-------- Extracted material --------

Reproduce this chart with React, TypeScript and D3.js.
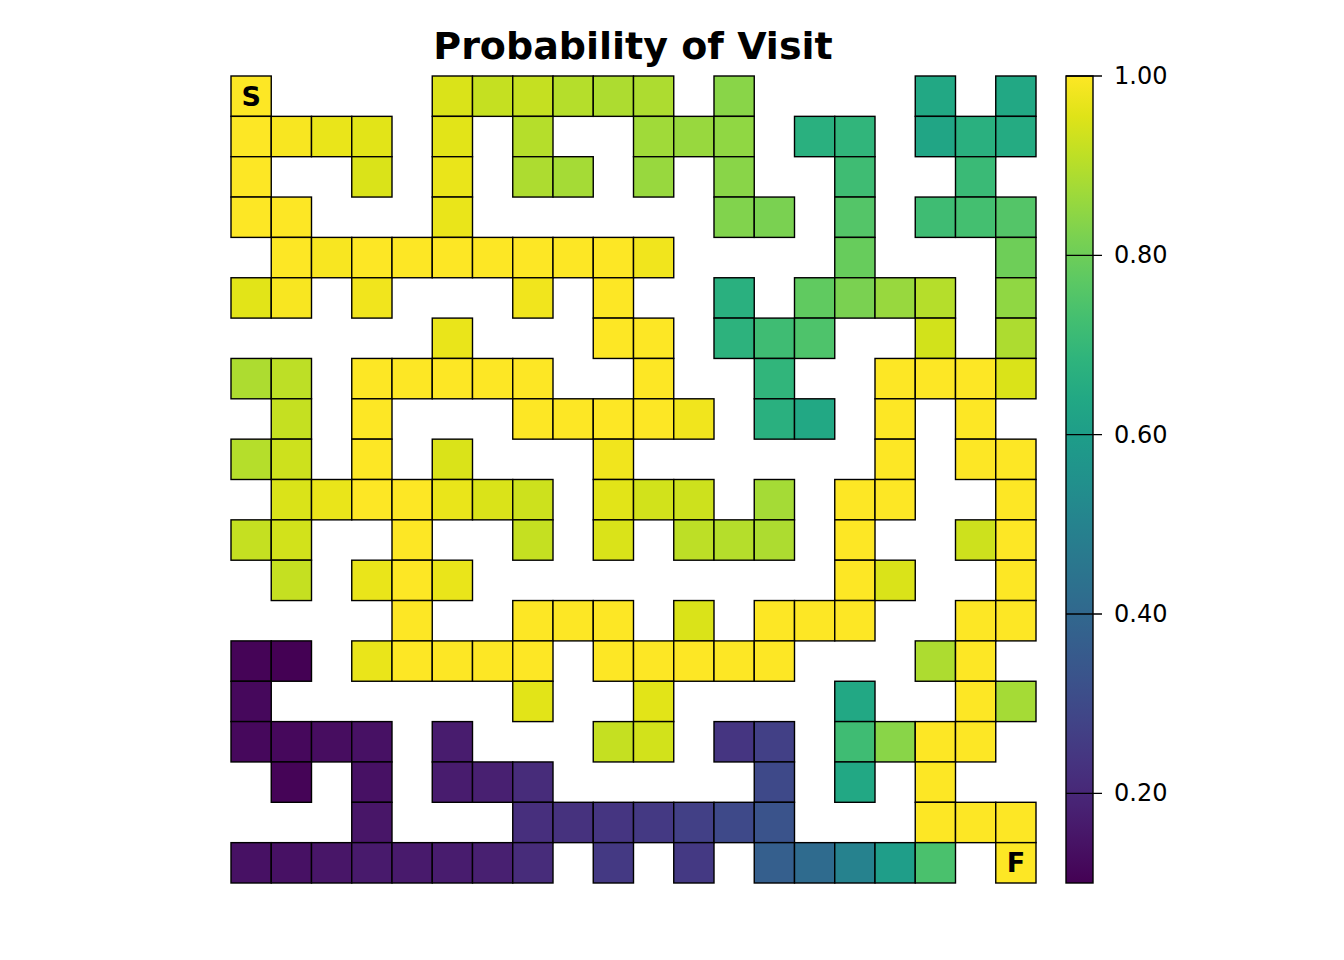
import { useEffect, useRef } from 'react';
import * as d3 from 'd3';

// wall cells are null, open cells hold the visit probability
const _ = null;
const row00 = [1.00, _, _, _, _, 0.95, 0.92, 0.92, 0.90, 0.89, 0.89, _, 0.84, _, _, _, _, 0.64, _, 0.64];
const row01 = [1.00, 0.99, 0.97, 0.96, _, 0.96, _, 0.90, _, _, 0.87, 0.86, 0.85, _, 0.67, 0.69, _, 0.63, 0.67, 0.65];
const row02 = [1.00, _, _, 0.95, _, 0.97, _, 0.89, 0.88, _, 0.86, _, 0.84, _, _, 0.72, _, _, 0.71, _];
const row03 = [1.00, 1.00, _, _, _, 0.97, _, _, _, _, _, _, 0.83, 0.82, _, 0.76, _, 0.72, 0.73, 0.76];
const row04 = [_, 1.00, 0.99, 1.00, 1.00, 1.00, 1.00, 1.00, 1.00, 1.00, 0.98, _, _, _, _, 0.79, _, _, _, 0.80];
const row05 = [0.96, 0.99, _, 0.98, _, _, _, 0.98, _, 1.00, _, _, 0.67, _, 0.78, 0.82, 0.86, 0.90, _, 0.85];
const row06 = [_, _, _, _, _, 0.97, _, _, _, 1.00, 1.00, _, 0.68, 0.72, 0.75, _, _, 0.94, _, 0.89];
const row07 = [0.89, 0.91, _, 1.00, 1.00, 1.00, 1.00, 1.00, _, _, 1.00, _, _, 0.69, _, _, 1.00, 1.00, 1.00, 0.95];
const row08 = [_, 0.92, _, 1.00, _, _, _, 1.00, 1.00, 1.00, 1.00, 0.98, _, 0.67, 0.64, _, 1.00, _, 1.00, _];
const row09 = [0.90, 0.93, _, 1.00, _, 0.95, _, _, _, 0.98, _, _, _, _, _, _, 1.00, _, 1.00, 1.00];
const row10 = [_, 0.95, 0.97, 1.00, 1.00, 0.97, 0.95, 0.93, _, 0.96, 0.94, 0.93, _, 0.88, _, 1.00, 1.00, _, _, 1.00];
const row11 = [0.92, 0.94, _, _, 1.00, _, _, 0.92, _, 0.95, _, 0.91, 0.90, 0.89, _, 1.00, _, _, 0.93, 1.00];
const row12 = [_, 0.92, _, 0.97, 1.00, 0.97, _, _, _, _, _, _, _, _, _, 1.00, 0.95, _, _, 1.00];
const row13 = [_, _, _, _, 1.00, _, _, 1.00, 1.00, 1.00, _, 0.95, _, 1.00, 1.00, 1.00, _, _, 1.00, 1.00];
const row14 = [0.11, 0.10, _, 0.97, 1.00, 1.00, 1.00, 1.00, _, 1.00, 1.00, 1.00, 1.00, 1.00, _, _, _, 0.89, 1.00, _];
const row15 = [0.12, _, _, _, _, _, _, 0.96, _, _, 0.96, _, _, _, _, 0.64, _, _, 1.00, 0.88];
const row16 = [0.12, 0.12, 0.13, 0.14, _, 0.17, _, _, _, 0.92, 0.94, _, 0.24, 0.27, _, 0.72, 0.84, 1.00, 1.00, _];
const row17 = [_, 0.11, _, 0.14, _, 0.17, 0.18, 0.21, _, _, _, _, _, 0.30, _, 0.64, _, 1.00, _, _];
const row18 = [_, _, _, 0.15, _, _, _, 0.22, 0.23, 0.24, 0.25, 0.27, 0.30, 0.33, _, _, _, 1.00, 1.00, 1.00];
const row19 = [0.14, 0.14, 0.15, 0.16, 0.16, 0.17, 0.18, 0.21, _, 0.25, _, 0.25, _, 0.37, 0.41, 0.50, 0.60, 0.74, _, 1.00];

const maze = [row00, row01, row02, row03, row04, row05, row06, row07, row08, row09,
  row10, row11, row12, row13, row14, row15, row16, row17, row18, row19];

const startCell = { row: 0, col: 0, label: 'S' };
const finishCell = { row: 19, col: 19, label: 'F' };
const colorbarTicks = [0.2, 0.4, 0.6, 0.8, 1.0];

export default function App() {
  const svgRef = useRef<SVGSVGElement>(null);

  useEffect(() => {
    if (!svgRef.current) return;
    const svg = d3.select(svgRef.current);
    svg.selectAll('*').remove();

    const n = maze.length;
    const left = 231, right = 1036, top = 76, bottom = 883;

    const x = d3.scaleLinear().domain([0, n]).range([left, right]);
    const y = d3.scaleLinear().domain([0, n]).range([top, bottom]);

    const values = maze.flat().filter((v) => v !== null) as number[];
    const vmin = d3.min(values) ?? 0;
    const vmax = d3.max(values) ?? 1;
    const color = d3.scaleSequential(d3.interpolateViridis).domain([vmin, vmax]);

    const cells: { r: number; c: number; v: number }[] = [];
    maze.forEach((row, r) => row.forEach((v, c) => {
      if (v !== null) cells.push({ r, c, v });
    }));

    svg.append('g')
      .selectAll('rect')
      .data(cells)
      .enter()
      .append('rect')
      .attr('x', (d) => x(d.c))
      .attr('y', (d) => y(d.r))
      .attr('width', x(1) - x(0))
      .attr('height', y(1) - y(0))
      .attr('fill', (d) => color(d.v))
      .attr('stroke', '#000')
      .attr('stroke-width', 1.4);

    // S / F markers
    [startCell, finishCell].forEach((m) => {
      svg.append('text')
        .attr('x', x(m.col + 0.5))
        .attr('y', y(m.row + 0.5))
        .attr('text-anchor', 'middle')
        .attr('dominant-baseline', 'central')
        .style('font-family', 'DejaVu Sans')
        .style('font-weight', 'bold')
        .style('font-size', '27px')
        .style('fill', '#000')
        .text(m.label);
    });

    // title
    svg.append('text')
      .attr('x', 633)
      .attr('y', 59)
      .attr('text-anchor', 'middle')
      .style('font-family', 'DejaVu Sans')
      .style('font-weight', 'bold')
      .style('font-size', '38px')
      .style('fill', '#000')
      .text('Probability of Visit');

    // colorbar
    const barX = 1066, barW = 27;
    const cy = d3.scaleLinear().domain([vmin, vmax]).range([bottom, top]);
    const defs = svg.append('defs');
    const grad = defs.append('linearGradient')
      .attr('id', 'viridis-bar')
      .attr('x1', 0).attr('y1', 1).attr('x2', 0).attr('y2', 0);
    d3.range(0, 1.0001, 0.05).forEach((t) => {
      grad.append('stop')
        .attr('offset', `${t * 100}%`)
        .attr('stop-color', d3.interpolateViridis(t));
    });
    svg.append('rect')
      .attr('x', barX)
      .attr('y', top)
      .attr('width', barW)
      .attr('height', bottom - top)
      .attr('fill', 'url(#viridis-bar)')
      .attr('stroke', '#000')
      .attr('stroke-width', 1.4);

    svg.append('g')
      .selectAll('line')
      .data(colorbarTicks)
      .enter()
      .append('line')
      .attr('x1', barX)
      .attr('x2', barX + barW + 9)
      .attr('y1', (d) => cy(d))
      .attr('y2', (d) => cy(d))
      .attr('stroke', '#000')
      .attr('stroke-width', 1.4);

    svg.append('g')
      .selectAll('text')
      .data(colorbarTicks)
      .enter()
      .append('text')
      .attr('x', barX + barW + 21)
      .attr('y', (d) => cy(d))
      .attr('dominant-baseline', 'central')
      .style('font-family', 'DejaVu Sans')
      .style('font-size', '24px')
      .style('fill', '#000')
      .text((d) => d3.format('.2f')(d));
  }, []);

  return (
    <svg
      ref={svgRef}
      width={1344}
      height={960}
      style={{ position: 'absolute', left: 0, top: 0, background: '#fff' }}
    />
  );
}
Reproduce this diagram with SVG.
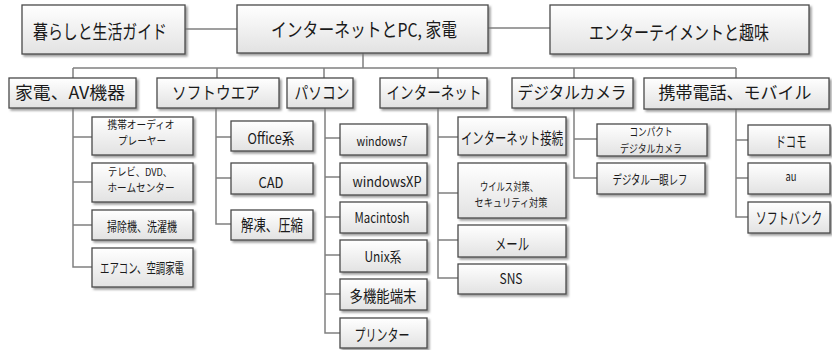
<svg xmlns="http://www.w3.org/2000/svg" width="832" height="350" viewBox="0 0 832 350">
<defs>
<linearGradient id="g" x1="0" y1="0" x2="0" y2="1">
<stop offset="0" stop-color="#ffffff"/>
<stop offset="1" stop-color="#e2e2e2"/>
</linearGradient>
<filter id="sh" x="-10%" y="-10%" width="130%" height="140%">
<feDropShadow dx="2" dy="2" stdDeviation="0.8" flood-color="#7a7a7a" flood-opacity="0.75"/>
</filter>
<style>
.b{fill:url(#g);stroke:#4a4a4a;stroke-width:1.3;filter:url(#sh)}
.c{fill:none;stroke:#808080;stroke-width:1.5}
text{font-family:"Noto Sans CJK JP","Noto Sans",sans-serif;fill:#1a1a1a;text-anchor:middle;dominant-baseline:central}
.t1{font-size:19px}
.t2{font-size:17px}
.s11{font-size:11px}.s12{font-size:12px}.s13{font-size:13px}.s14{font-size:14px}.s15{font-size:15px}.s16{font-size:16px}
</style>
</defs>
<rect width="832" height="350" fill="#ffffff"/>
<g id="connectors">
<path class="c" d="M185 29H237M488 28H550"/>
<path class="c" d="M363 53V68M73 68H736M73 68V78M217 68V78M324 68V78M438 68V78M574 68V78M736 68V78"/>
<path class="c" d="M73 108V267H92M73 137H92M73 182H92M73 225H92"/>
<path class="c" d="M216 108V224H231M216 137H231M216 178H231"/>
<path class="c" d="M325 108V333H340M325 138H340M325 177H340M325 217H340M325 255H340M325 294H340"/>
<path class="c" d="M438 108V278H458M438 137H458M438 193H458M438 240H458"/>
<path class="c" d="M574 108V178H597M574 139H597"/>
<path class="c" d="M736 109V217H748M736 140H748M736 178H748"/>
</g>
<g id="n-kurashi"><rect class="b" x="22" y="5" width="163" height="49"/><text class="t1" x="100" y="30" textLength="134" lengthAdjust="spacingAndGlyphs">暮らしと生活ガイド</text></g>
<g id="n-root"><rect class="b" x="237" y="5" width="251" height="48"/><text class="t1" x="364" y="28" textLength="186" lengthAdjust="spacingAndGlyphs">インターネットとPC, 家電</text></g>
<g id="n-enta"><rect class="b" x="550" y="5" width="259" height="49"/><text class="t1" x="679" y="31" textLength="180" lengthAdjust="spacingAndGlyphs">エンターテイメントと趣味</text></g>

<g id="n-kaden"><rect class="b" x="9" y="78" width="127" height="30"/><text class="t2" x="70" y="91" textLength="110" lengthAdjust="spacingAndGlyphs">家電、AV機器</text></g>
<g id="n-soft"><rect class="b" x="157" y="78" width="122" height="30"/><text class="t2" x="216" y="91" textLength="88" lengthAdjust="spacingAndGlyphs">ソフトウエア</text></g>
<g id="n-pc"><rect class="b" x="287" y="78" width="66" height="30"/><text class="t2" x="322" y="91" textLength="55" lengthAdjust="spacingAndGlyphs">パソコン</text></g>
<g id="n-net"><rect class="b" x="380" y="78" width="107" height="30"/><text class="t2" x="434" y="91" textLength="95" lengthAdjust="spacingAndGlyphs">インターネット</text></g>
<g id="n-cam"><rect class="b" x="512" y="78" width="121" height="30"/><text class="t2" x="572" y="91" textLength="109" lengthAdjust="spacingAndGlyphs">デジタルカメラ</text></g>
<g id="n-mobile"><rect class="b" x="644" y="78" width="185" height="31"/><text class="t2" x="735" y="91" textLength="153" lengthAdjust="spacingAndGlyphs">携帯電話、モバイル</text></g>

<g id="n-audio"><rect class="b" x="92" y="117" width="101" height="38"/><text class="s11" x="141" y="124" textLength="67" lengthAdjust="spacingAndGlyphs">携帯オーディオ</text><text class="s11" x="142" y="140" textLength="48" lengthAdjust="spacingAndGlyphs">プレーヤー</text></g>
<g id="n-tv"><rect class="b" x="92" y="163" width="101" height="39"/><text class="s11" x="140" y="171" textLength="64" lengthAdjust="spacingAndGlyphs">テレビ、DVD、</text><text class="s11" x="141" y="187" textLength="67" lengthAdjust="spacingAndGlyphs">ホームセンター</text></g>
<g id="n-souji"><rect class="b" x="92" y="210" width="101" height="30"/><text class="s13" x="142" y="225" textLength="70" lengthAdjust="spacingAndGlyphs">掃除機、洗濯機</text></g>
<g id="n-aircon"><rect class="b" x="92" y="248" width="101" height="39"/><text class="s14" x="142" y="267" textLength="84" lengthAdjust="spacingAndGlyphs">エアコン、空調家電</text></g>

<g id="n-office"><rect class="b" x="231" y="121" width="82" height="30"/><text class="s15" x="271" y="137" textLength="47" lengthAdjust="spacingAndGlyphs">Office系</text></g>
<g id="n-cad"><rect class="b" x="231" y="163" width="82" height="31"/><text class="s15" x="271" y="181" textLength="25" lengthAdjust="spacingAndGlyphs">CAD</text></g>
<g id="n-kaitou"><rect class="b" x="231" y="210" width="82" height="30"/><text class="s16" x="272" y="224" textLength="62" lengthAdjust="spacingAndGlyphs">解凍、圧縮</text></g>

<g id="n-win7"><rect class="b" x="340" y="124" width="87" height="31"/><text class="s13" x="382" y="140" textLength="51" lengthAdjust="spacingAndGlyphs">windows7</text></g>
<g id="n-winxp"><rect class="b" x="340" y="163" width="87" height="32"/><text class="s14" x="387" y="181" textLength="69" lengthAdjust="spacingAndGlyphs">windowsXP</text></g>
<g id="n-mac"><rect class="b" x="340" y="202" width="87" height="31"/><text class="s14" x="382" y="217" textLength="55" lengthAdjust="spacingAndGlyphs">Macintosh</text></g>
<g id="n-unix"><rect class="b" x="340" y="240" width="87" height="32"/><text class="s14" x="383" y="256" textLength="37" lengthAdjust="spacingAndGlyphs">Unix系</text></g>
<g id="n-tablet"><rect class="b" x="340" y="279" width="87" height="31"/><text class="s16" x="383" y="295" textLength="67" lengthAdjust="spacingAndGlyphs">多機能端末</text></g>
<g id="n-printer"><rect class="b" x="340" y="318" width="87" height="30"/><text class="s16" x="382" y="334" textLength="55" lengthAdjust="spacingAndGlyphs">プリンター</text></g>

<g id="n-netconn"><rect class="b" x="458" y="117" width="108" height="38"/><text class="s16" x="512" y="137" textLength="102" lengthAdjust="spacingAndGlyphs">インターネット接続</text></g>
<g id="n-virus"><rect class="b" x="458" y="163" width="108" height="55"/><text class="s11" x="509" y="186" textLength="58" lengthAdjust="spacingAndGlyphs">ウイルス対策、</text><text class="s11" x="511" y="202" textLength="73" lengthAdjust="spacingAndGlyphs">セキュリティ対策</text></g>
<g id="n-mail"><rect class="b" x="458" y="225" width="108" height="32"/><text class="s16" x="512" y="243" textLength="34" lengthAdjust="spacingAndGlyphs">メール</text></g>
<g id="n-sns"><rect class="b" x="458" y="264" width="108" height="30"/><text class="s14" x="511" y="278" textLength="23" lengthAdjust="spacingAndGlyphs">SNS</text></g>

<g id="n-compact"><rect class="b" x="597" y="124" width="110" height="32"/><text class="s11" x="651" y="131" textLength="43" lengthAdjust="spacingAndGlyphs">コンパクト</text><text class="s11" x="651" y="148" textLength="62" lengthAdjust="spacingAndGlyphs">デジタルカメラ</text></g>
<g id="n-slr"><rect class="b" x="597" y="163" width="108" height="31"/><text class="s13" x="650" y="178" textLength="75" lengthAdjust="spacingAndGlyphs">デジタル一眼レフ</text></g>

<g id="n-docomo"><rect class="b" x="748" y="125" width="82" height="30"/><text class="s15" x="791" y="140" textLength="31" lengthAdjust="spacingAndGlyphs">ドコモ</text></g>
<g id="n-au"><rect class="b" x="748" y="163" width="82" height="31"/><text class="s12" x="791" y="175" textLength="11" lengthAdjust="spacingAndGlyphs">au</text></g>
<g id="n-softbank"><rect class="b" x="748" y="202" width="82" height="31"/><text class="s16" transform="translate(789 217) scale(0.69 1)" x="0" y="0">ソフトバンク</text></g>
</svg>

--------

## Task requirements
Begin at the first line of the material and copy each line exactly through the one containing "import * as d3 from 'd3';". Omit pictures.

## Solution
Reproduce this chart with React, TypeScript and D3.js.
import { useEffect, useRef } from 'react';
import * as d3 from 'd3';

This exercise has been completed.